A workflow engine I recently built provided an interpreter for a Scheme-based language that, for each blocking operation, took a snapshot of the interpreter state (heap + stack) and persisted that to a database. Each time an operation completes (which could be after hours/days/weeks), the interpreter state is restored from the database and execution proceeds from the point at which it was previously suspended. The interpreter supports concurrency, allowing multiple blocking operations to be in progress at the same time, so the work to be done after the completion of one can proceed even while others remain blocked.

The advantage of doing this at the language level is that persistence becomes transparent to the programmer. No decorators are needed; every function and expression inherently has all the properties of a "step" as described here. Deterministic execution can be provided if needed. And if there's a need to call out to external code, it is possible to expose Python functions as Scheme built-ins that can be invoked from the interpreter either synchronously or asynchronously.

I see a lot of workflow engines released that almost get to the point of being like a traditional programming language interpreter but not quite, exposing the structure of the workflow using a DAG with explicit nodes/edges, or (in the case of DBOS) as decorators. While I think this is ok for some applications, I really believe the "workflow as a programming language" perspective deserves more attention.

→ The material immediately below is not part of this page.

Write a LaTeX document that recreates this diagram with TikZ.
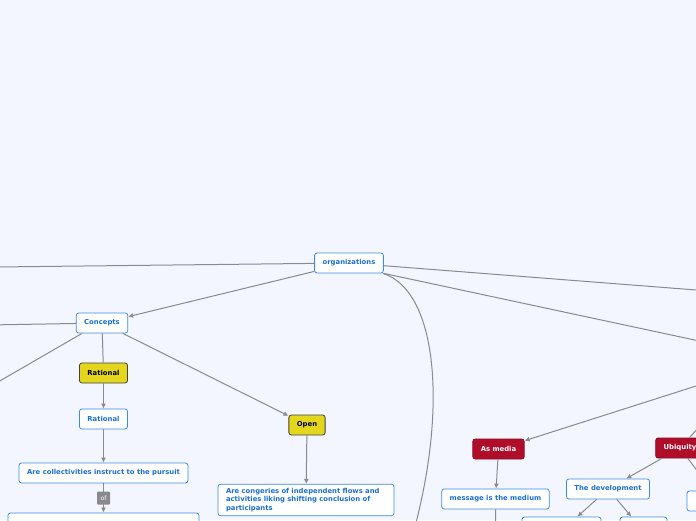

There's a lot of really interesting work that's been done over the years on persistent systems, and especially orthogonal persistence, but sadly this has mostly remained confined to the research literature. Two real-world systems that do implement persistence at the language level are Ethereum and Smalltalk; also some of the older Lisp-based systems provided similar functionality. I think there's a lot more value waiting to be mined from these past efforts.